その横のつながりをやけに感じてしまう、ある種の内輪感は確かに地方特有の居心地の悪さ、閉塞感を生んでいます(東京で開催されるテック系イベントで同じような印象を受けることも当然あるということを付記します)。
しかしそういった横のつながり、小さなコミュニティの連携があってこそ、この規模のイベントが開催されているのも事実。他の都市では、この規模感でのこういったイベントを開催するのは現状難しいという声も聞きました。
福岡でブランド価値を上げ事例を作り、東京へ、アジアへ出よう
特別セッション2で倉橋美佳氏(株式会社ペンシル)がこのように語りました。
自分の武器は何なのか。
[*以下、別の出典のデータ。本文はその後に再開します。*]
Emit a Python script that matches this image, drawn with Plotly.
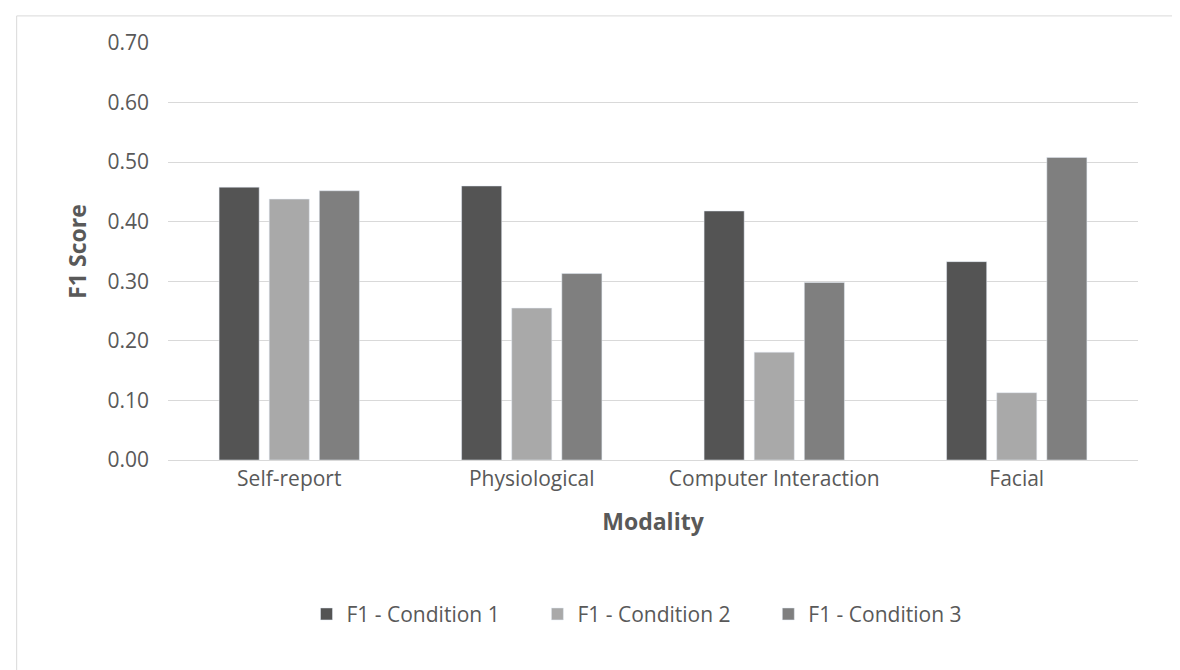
import plotly.graph_objects as go

modalities = ["Self-report", "Physiological", "Computer Interaction", "Facial"]
cond1 = [0.458, 0.460, 0.418, 0.333]
cond2 = [0.438, 0.255, 0.181, 0.113]
cond3 = [0.452, 0.313, 0.298, 0.508]
series_names = ["F1 - Condition 1", "F1 - Condition 2", "F1 - Condition 3"]
colors = ["#545454", "#a9a9a9", "#7f7f7f"]

fig = go.Figure()
for name, vals, c in zip(series_names, [cond1, cond2, cond3], colors):
    fig.add_trace(go.Bar(x=modalities, y=vals, name=name + "      ", marker_color=c))

fig.update_layout(
    width=1180, height=670,
    barmode="group", bargap=0.38, bargroupgap=0.2,
    plot_bgcolor="white", paper_bgcolor="white",
    font=dict(family="Open Sans, Liberation Sans, sans-serif", size=21, color="#595959"),
    margin=dict(l=160, r=50, t=35, b=218),
    legend=dict(orientation="h", x=0.5, xanchor="center", y=-0.37, yanchor="middle",
                font=dict(size=21, color="#595959"), itemwidth=30),
    shapes=[dict(type="rect", xref="paper", yref="paper", x0=-0.156, x1=1.042, y0=-0.51, y1=1.065,
                 line=dict(color="#d9d9d9", width=1))],
)
fig.update_yaxes(range=[0, 0.7], dtick=0.1, tickformat=".2f", gridcolor="#d9d9d9",
                 zeroline=False, showline=False, ticks="", ticklabelstandoff=18,
                 title=dict(text="<b>F1 Score</b>", font=dict(size=23, color="#595959"), standoff=14))
fig.update_xaxes(showline=True, linecolor="#d9d9d9", ticks="",
                 title=dict(text="<b>Modality</b>", font=dict(size=23, color="#595959"), standoff=22))

fig.write_html("out.html")
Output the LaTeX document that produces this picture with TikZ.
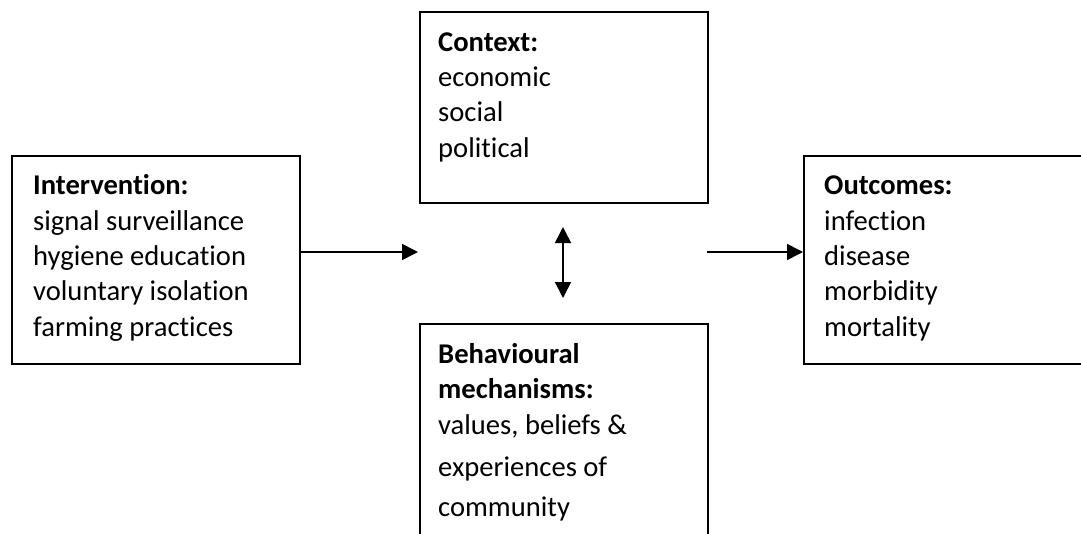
\documentclass[tikz,border=0pt]{standalone}
\usepackage{fontspec}
\setmainfont[Ligatures={NoCommon}]{Carlito}
\usetikzlibrary{arrows.meta}
\begin{document}
\begin{tikzpicture}[x=1pt,y=-1pt,
  box/.style={draw,line width=2pt,inner sep=0pt,anchor=north west},
  lbl/.style={anchor=base west,inner sep=0pt,font=\fontsize{28.6}{34}\selectfont},
  hd/.style={anchor=base west,inner sep=0pt,font=\fontsize{28.6}{34}\selectfont\bfseries},
  tip/.tip={Triangle[length=16pt,width=16pt]},
  conn/.style={line width=1.6pt,-tip},
  dconn/.style={line width=1.6pt,tip-tip}]
\useasboundingbox (0,0) rectangle (1081,533);
\clip (0,0) rectangle (1081,533);
% boxes
\node[box,minimum width=288pt,minimum height=208pt] (interv) at (11,155) {};
\node[box,minimum width=288pt,minimum height=191pt] (context) at (419,11) {};
\node[box,minimum width=288pt,minimum height=260pt] (behav) at (419,323) {};
\node[box,minimum width=300pt,minimum height=208pt] (outc) at (803,155) {};
% intervention text
\node[hd]  (i0) at (33,194) {Intervention:};
\node[lbl] (i1) at (33,230) {signal surveillance};
\node[lbl] (i2) at (33,265) {hygiene education};
\node[lbl] (i3) at (33,300) {voluntary isolation};
\node[lbl] (i4) at (33,336) {farming practices};
% context text
\node[hd]  (c0) at (438,51) {Context:};
\node[lbl] (c1) at (438,86) {economic};
\node[lbl] (c2) at (438,121) {social};
\node[lbl] (c3) at (438,157) {political};
% behavioural text
\node[hd]  (b0) at (438,363) {Behavioural};
\node[hd]  (b1) at (438,398) {mechanisms:};
\node[lbl] (b2) at (438,434) {values, beliefs \&};
\node[lbl] (b3) at (438,476) {experiences of};
\node[lbl] (b4) at (438,516) {community};
% outcomes text
\node[hd]  (o0) at (824,194) {Outcomes:};
\node[lbl] (o1) at (824,230) {infection};
\node[lbl] (o2) at (824,265) {disease};
\node[lbl] (o3) at (824,300) {morbidity};
\node[lbl] (o4) at (824,336) {mortality};
% connectors
\coordinate (a1) at (418,252);
\coordinate (a2) at (707,252);
\coordinate (d1) at (563,227);
\coordinate (d2) at (563,298);
\draw[conn] (interv.east |- a1) -- (a1);
\draw[conn] (a2) -- (outc.west |- a2);
\draw[dconn] (d1) -- (d2);
\end{tikzpicture}
\end{document}
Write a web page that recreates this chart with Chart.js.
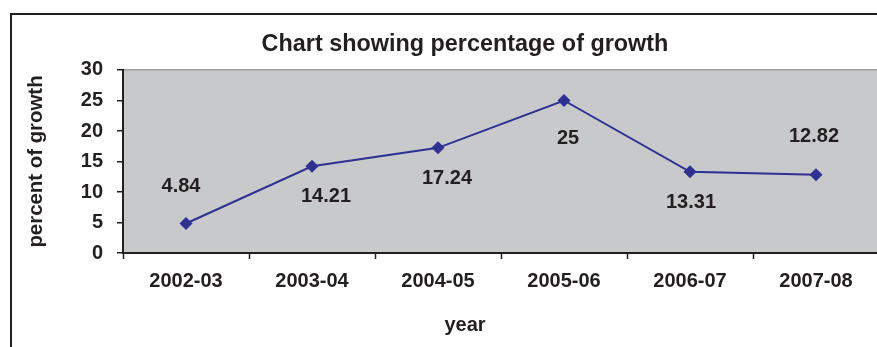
<!DOCTYPE html>
<html><head><meta charset="utf-8">
<script src="https://cdn.jsdelivr.net/npm/chart.js@4.4.1/dist/chart.umd.min.js"></script>
<style>
html,body{margin:0;padding:0;overflow:hidden;background:#fff;width:877px;height:347px;}
#frame{position:absolute;left:10px;top:13px;width:1000px;height:400px;border-left:2px solid #231f20;border-top:2px solid #231f20;box-sizing:border-box;}
canvas{position:absolute;left:0;top:0;}
</style></head><body>
<div id="frame"></div>
<canvas id="c" width="930" height="347" style="width:930px;height:347px"></canvas>
<script>
const categories = ['2002-03','2003-04','2004-05','2005-06','2006-07','2007-08'];
const growth = [4.84, 14.21, 17.24, 25, 13.31, 12.82];
const yTicks = [0, 5, 10, 15, 20, 25, 30];
const labelShiftX = [-5, 14, 9, 4, 1, -2];
const labelShiftY = [-37, 30, 31, 38, 31, -38];

const INK = '#231f20';
const FONT = "'Liberation Sans', Arial, sans-serif";

const plotBg = {
  id: 'plotBg',
  beforeDraw(chart) {
    const a = chart.chartArea, ctx = chart.ctx;
    ctx.save();
    ctx.fillStyle = '#c8c9cb';
    ctx.fillRect(a.left, a.top, a.right - a.left, a.bottom - a.top);
    ctx.restore();
  }
};

const valueLabels = {
  id: 'valueLabels',
  afterDatasetsDraw(chart) {
    const ctx = chart.ctx;
    const meta = chart.getDatasetMeta(0);
    ctx.save();
    ctx.font = 'bold 20px ' + FONT;
    ctx.fillStyle = INK;
    ctx.textAlign = 'center';
    ctx.textBaseline = 'middle';
    meta.data.forEach((pt, i) => {
      ctx.fillText(String(growth[i]), pt.x + labelShiftX[i], pt.y + labelShiftY[i]);
    });
    ctx.restore();
  }
};

new Chart(document.getElementById('c'), {
  type: 'line',
  data: {
    labels: categories,
    datasets: [{
      data: growth,
      borderColor: '#2e3192',
      backgroundColor: '#2e3192',
      borderWidth: 2,
      pointStyle: 'rectRot',
      pointRadius: 6.5,
      pointHoverRadius: 6.5,
      pointBorderWidth: 0,
      tension: 0,
      fill: false,
      yAxisID: 'y'
    }]
  },
  options: {
    responsive: false,
    animation: false,
    devicePixelRatio: 1,
    layout: { padding: 0 },
    plugins: {
      legend: { display: false },
      tooltip: { enabled: false },
      title: {
        display: true,
        text: 'Chart showing percentage of growth',
        color: INK,
        font: { family: FONT, size: 23.4, weight: 'bold' },
        padding: { top: 30.5, bottom: 11.4 }
      },
      subtitle: {
        display: true,
        position: 'bottom',
        text: 'year',
        color: INK,
        font: { family: FONT, size: 20, weight: 'bold' },
        padding: { top: 0, bottom: 10 }
      }
    },
    scales: {
      x: {
        offset: true,
        afterFit: s => { s.height = 60; },
        grid: { offset: true, drawOnChartArea: false, tickColor: INK, tickLength: 6, tickWidth: 1.5 },
        border: { color: INK, width: 2 },
        ticks: { color: INK, padding: 10, font: { family: FONT, size: 20, weight: 'bold' }, maxRotation: 0 }
      },
      y: {
        min: 0, max: 30,
        afterBuildTicks: s => { s.ticks = yTicks.map(v => ({ value: v })); },
        afterFit: s => { s.width = 123; },
        grid: {
          color: c => (c.tick && c.tick.value === 30) ? '#9d9ea0' : 'rgba(0,0,0,0)',
          lineWidth: 1.5,
          tickColor: INK, tickLength: 6, tickWidth: 1.5
        },
        border: { color: INK, width: 2 },
        ticks: { color: INK, padding: 14, font: { family: FONT, size: 20, weight: 'bold' } },
        title: {
          display: true,
          text: 'percent of growth',
          color: INK,
          font: { family: FONT, size: 20.4, weight: 'bold' },
          padding: { top: 24, bottom: 0 }
        }
      },
      yRight: {
        position: 'right',
        display: true,
        min: 0, max: 30,
        afterFit: s => { s.width = 51; },
        grid: { display: false, drawTicks: false },
        border: { display: false },
        ticks: { display: false }
      }
    }
  },
  plugins: [plotBg, valueLabels]
});
</script>
</body></html>
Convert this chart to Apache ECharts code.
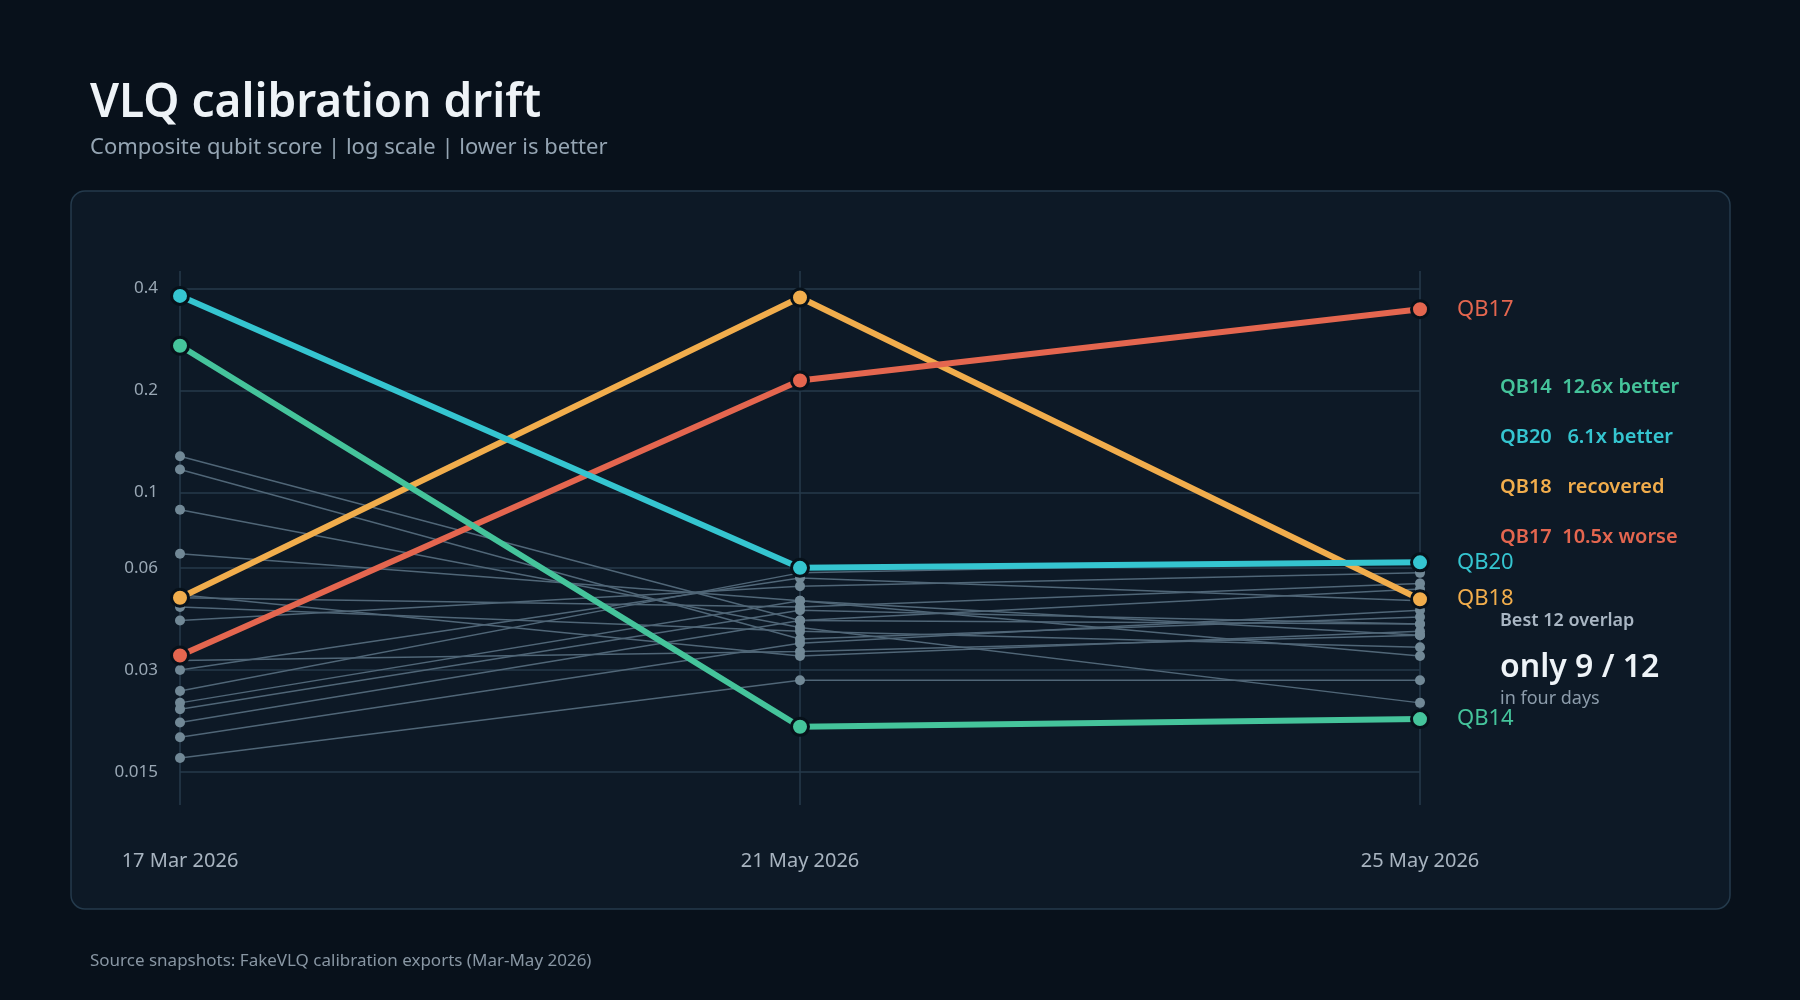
<!DOCTYPE html>
<html>
<head>
<meta charset="utf-8">
<style>
  html, body { margin: 0; padding: 0; background: #08111b; }
  #chart { width: 1800px; height: 1000px; }
</style>
<script src="https://cdn.jsdelivr.net/npm/echarts@6/dist/echarts.min.js"></script>
</head>
<body>
<div id="chart"></div>
<script>
  // snapshot dates (x categories)
  var dates = ['17 Mar 2026', '21 May 2026', '25 May 2026'];
  // gridline / tick values on the log axis
  var yTicks = [0.015, 0.03, 0.06, 0.1, 0.2, 0.4];

  // highlighted qubits
  var qb14 = [0.271, 0.0204, 0.0215];
  var qb20 = [0.38, 0.060, 0.0623];
  var qb18 = [0.049, 0.376, 0.0485];
  var qb17 = [0.0331, 0.214, 0.347];

  // the rest of the qubits (muted)
  var grayNames = ['QB1', 'QB2', 'QB3', 'QB4', 'QB5', 'QB6', 'QB7', 'QB8',
                   'QB9', 'QB10', 'QB11', 'QB12', 'QB13', 'QB15', 'QB16', 'QB19'];
  var grayValues = [
    [0.128, 0.042, 0.041],
    [0.117, 0.037, 0.043],
    [0.089, 0.040, 0.024],
    [0.066, 0.048, 0.038],
    [0.049, 0.046, 0.054],
    [0.046, 0.039, 0.035],
    [0.042, 0.053, 0.058],
    [0.032, 0.034, 0.038],
    [0.030, 0.056, 0.048],
    [0.026, 0.058, 0.063],
    [0.024, 0.048, 0.033],
    [0.023, 0.045, 0.041],
    [0.021, 0.042, 0.052],
    [0.019, 0.036, 0.045],
    [0.0165, 0.028, 0.028],
    [0.050, 0.033, 0.039]
  ];

  var notes = [
    ['QB14  12.6x better', '#45c49b'],
    ['QB20   6.1x better', '#35c5d0'],
    ['QB18   recovered', '#f1ad4c'],
    ['QB17  10.5x worse', '#e4664f']
  ];

  var font = '"Segoe UI", "Noto Sans", sans-serif';
  var gridColor = '#263a4b';

  var myChart = echarts.init(document.getElementById('chart'));

  var series = [];

  // muted lines, first one also carries the horizontal gridlines + y labels
  grayValues.forEach(function (vals, i) {
    var s = {
      name: grayNames[i],
      type: 'line',
      data: vals,
      z: 2,
      symbol: 'circle',
      symbolSize: 10,
      lineStyle: { color: '#506677', width: 1.5 },
      itemStyle: { color: '#718896' },
      emphasis: { disabled: true },
      silent: true
    };
    if (i === 0) {
      s.markLine = {
        silent: true,
        z: 1,
        precision: 4,
        symbol: ['none', 'none'],
        lineStyle: { color: gridColor, width: 1.5, type: 'solid' },
        label: {
          show: true,
          position: 'start',
          distance: 22,
          color: '#9aa8b5',
          fontSize: 17,
          fontFamily: font,
          formatter: function (p) { return String(p.value); }
        },
        data: yTicks.map(function (v) { return { yAxis: v }; })
      };
    }
    series.push(s);
  });

  function hl(name, vals, color) {
    return {
      name: name,
      type: 'line',
      data: vals,
      z: 5,
      symbol: 'circle',
      symbolSize: 17,
      lineStyle: { color: color, width: 6 },
      itemStyle: { color: color, borderColor: '#07111a', borderWidth: 3 },
      emphasis: { disabled: true },
      endLabel: {
        show: true,
        formatter: '{a}',
        distance: 37,
        color: color,
        fontSize: 22,
        fontFamily: font
      }
    };
  }

  series.push(hl('QB18', qb18, '#f1ad4c'));
  series.push(hl('QB17', qb17, '#e4664f'));
  series.push(hl('QB14', qb14, '#45c49b'));
  series.push(hl('QB20', qb20, '#35c5d0'));

  var graphics = [
    {
      type: 'rect', z: -10, silent: true,
      shape: { x: 71, y: 191, width: 1659, height: 718, r: 14 },
      style: { fill: '#0d1926', stroke: '#243a4c', lineWidth: 1.5 }
    },
    {
      type: 'text', left: 90, top: 81,
      style: { text: 'VLQ calibration drift', fill: '#eef3f7', fontSize: 46, fontWeight: 600, fontFamily: font }
    },
    {
      type: 'text', left: 90, top: 137,
      style: { text: 'Composite qubit score | log scale | lower is better', fill: '#95a5b3', fontSize: 22, fontFamily: font }
    },
    {
      type: 'text', left: 90, top: 953,
      style: { text: 'Source snapshots: FakeVLQ calibration exports (Mar-May 2026)', fill: '#8896a3', fontSize: 17, fontFamily: font }
    },
    {
      type: 'text', left: 1500, top: 612,
      style: { text: 'Best 12 overlap', fill: '#a9b6c3', fontSize: 18, fontWeight: 600, fontFamily: font }
    },
    {
      type: 'text', left: 1500, top: 652,
      style: { text: 'only 9 / 12', fill: '#eef3f7', fontSize: 32, fontWeight: 600, fontFamily: font }
    },
    {
      type: 'text', left: 1500, top: 690,
      style: { text: 'in four days', fill: '#8c9cab', fontSize: 18, fontFamily: font }
    }
  ];
  notes.forEach(function (n, i) {
    graphics.push({
      type: 'text', left: 1500, top: 377 + i * 50,
      style: { text: n[0], fill: n[1], fontSize: 20, fontWeight: 600, fontFamily: font }
    });
  });

  var option = {
    backgroundColor: '#08111b',
    animation: false,
    textStyle: { fontFamily: font },
    grid: { left: 180, right: 380, top: 271, bottom: 195 },
    xAxis: {
      type: 'category',
      data: dates,
      boundaryGap: false,
      axisLine: { show: false },
      axisTick: { show: false },
      axisLabel: { color: '#a8b4c0', fontSize: 20, margin: 46 },
      splitLine: { show: true, lineStyle: { color: gridColor, width: 1.5 } }
    },
    yAxis: {
      type: 'log',
      min: 0.012,
      max: 0.45,
      axisLine: { show: false },
      axisTick: { show: false },
      axisLabel: { show: false },
      splitLine: { show: false }
    },
    graphic: graphics,
    series: series
  };

  myChart.setOption(option);
</script>
</body>
</html>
武器を知り、磨き、事例を作り、どうやって福岡の外に出るか。福岡でブランド価値を高めていくことが重要だ、と。東京ではデジタルマーケティングのイベントが頻繁に行われている、今は話を聞きに行く、もしくは話をしてもらいに来てもらう立場でも、誰でもそこで話す立場になれるということ。そして東京を獲りに行く。
植山浩介氏(SATORI株式会社)も、セッション中「MAを活用して東京の市場、お客様をどう獲るか」ということを繰り返します。物理的距離が近いアジアの商圏でも良いわけです。コンフォートゾーンを抜け出し、如何にチャレンジするか。
この会をきっかけにデジタルマーケティングのトッププレイヤーが排出されていくこと。話を聞いて終わり、事例を共有されて終わり、ネットワーキングをして終わり、ではなくそこからいかに実ビジネスの結果成果に結びつけていくかが、「デジタル神無月」の試金石となるでしょう。
九州、福岡はもともとマーケティングが強い土地柄です。来年の同イベントでは、「デジタル神無月2017」から得たヒントやツールを武器とした福岡発の先進デジタルマーケティング事例が増えていくことが期待されます。